── Data entries
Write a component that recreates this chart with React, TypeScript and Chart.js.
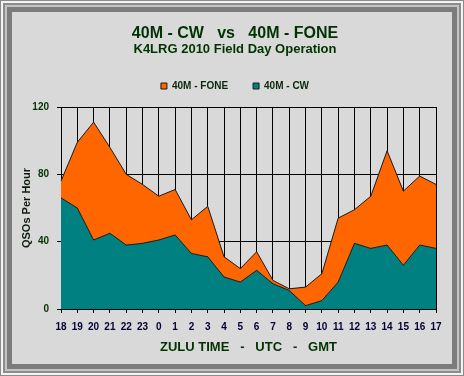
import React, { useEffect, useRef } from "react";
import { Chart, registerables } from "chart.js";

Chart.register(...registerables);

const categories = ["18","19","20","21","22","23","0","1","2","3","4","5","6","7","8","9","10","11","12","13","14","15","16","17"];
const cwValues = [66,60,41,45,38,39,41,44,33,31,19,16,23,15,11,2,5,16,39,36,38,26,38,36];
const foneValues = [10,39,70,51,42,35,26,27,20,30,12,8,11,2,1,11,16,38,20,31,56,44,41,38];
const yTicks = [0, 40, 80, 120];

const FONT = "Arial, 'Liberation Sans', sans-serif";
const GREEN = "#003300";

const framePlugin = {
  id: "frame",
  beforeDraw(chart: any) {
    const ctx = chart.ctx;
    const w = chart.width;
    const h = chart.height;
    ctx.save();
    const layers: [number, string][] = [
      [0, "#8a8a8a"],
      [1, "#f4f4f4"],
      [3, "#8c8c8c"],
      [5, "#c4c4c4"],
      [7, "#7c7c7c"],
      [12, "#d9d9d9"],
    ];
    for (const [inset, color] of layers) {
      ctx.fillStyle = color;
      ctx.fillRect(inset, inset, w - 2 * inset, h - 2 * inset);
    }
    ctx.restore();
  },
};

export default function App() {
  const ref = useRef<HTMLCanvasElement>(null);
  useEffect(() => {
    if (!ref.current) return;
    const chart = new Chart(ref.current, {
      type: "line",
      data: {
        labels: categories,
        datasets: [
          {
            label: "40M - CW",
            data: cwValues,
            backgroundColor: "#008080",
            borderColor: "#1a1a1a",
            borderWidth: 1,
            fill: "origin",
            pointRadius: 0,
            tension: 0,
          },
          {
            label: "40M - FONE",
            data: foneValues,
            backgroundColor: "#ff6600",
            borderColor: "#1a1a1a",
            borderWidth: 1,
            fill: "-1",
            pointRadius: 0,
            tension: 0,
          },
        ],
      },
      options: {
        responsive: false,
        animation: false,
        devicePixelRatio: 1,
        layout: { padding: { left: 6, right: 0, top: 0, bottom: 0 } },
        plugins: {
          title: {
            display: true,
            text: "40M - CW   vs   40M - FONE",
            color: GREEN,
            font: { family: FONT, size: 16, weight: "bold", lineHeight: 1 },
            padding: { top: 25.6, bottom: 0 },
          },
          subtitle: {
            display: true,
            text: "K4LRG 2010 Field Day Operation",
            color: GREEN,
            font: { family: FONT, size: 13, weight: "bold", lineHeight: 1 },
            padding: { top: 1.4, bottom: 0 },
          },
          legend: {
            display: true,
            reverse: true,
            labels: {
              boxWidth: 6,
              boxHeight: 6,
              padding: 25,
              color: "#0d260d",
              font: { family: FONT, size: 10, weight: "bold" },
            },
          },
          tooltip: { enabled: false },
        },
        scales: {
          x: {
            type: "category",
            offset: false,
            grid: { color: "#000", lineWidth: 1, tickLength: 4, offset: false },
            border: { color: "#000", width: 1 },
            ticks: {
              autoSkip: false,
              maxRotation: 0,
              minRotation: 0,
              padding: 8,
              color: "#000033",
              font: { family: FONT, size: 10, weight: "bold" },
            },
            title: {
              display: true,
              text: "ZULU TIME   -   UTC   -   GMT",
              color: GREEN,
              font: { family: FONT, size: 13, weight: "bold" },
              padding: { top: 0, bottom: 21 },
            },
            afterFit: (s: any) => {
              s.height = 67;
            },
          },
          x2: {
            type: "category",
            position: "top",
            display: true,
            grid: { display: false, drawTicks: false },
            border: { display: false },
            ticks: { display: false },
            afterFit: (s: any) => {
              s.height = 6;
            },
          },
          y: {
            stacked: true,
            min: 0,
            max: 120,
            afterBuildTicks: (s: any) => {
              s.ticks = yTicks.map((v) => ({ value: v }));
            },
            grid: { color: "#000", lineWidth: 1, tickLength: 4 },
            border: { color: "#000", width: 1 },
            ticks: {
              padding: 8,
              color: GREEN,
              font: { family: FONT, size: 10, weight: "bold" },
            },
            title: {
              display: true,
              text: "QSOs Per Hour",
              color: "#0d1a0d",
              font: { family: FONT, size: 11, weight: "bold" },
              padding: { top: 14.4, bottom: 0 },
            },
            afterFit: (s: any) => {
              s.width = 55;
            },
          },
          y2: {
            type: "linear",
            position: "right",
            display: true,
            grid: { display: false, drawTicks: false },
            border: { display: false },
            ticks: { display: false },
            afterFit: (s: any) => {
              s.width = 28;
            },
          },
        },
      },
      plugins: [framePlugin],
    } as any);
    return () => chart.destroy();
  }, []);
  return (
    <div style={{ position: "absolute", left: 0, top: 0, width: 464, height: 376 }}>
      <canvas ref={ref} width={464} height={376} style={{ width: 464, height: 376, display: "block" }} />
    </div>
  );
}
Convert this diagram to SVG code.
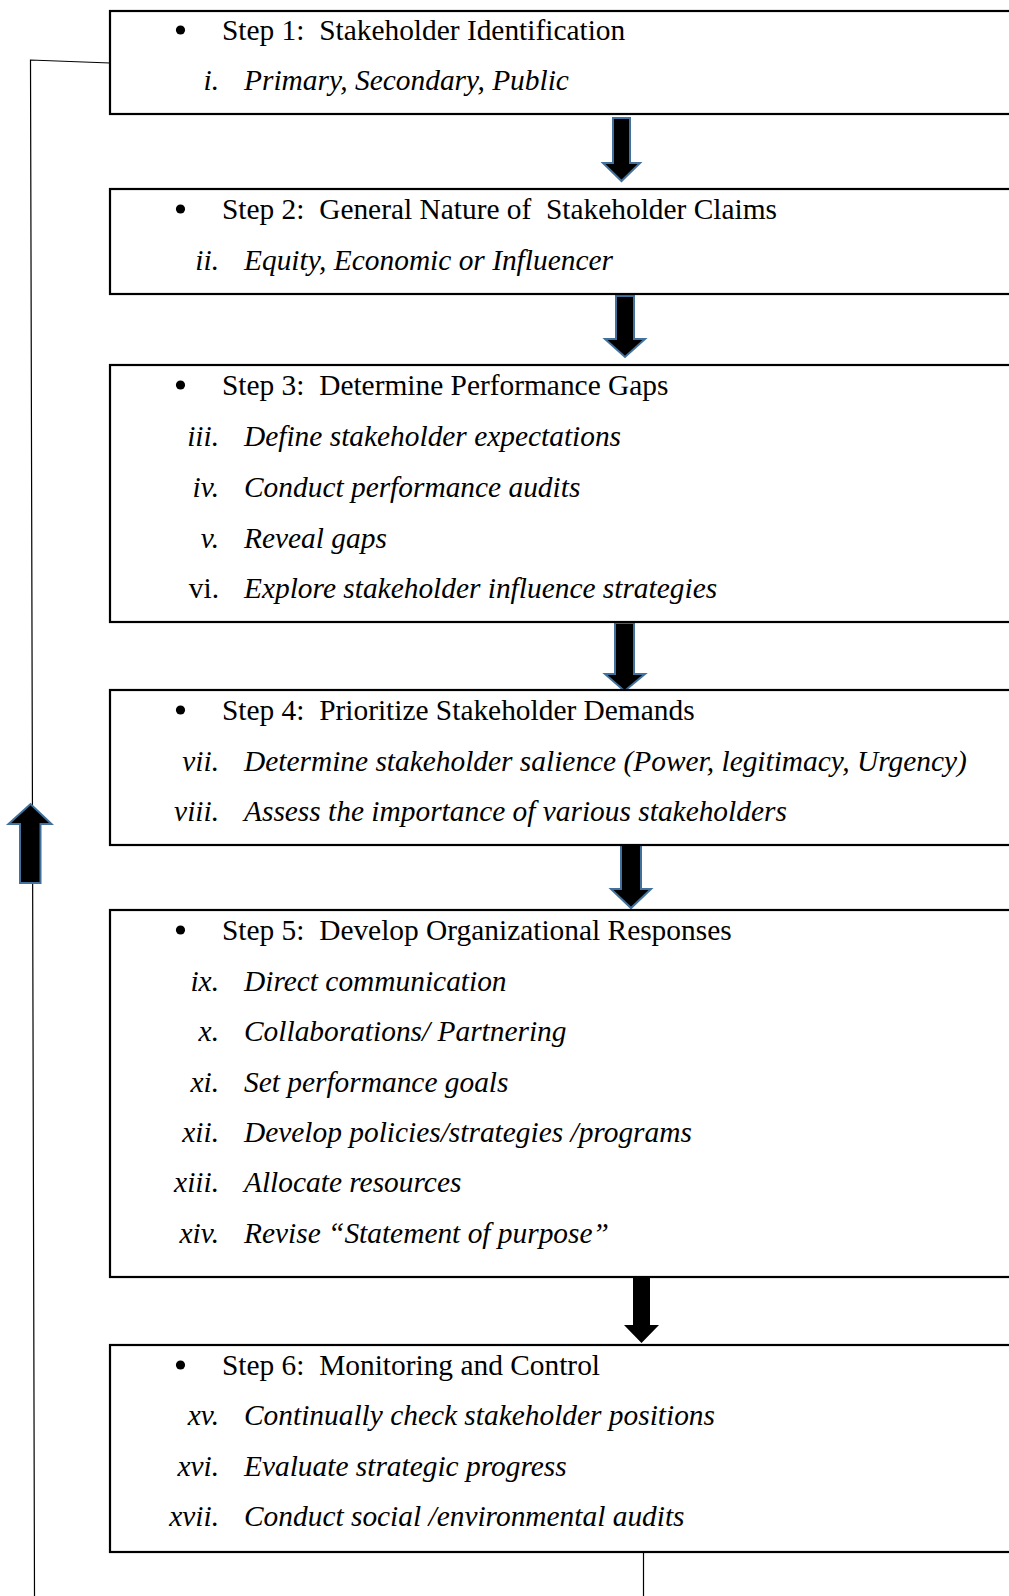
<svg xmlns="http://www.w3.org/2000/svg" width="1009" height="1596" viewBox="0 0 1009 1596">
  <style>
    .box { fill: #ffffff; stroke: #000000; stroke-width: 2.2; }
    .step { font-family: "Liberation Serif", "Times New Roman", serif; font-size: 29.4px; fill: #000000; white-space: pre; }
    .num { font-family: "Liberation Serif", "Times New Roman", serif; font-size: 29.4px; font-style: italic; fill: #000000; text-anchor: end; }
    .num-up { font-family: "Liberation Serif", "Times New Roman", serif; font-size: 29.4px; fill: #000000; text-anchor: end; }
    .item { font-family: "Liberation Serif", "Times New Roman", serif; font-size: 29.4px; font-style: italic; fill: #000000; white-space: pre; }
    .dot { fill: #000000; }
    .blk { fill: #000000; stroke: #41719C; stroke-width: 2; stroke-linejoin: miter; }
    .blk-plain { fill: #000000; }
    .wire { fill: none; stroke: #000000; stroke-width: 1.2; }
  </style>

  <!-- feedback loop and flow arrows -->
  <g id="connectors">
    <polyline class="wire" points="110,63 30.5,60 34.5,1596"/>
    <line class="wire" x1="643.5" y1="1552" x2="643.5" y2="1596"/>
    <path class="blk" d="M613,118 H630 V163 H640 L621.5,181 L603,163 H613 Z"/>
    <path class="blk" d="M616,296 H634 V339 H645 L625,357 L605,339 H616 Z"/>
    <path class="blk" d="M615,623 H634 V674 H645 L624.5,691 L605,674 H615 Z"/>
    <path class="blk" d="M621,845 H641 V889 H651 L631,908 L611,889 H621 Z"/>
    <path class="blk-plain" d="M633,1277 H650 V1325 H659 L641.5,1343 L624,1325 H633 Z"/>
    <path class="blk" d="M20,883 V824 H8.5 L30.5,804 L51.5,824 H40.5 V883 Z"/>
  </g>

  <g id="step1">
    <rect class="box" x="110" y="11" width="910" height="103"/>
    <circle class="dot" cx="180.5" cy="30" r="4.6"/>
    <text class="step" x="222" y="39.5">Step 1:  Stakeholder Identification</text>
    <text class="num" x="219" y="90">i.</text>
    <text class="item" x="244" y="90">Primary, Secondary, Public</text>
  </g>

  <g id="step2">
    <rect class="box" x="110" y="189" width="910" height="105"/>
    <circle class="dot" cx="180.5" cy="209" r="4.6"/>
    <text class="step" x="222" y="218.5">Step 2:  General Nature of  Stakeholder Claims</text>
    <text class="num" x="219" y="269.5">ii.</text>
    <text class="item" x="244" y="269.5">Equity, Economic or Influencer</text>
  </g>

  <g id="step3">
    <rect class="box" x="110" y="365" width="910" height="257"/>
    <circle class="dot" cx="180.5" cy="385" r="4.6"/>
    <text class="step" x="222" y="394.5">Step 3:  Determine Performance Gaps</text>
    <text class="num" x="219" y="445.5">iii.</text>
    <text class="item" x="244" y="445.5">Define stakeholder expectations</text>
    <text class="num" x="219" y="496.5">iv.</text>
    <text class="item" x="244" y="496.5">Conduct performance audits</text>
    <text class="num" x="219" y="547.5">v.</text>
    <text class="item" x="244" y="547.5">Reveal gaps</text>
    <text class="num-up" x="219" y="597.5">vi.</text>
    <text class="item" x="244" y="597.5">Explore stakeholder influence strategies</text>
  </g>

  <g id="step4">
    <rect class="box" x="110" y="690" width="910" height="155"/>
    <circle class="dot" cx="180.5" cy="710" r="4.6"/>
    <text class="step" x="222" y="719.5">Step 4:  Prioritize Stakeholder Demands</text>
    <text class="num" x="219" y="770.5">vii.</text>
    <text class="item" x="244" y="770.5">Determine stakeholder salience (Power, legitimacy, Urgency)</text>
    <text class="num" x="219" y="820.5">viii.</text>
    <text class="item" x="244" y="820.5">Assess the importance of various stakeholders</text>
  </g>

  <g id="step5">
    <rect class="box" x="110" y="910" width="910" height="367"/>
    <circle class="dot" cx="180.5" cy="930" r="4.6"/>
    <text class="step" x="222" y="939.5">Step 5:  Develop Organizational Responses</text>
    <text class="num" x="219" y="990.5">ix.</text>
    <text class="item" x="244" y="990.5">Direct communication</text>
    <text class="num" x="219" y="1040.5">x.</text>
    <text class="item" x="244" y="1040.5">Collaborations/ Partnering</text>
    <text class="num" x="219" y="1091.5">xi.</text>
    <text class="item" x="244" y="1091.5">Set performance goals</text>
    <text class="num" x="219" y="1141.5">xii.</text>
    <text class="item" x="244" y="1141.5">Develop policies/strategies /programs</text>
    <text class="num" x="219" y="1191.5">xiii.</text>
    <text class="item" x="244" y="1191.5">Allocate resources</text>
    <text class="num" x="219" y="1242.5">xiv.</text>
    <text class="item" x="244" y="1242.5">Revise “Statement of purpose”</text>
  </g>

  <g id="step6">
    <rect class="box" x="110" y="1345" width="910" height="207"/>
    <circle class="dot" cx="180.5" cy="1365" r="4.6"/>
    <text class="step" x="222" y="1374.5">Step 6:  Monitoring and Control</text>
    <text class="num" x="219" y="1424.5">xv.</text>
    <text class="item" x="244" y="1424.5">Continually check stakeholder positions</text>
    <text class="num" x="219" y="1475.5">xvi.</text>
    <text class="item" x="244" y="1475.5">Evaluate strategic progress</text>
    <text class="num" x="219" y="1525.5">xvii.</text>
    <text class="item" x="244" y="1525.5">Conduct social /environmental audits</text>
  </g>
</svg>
────
→ Written request
Transcribe exactly, with no pictures, the lines running from the first line of the material through the line holding "Chart.register(...registerables);".

→ Solution to this task
Write a component that recreates this chart with React, TypeScript and Chart.js.
import React, { useEffect, useRef } from "react";
import { Chart, registerables } from "chart.js";

Chart.register(...registerables);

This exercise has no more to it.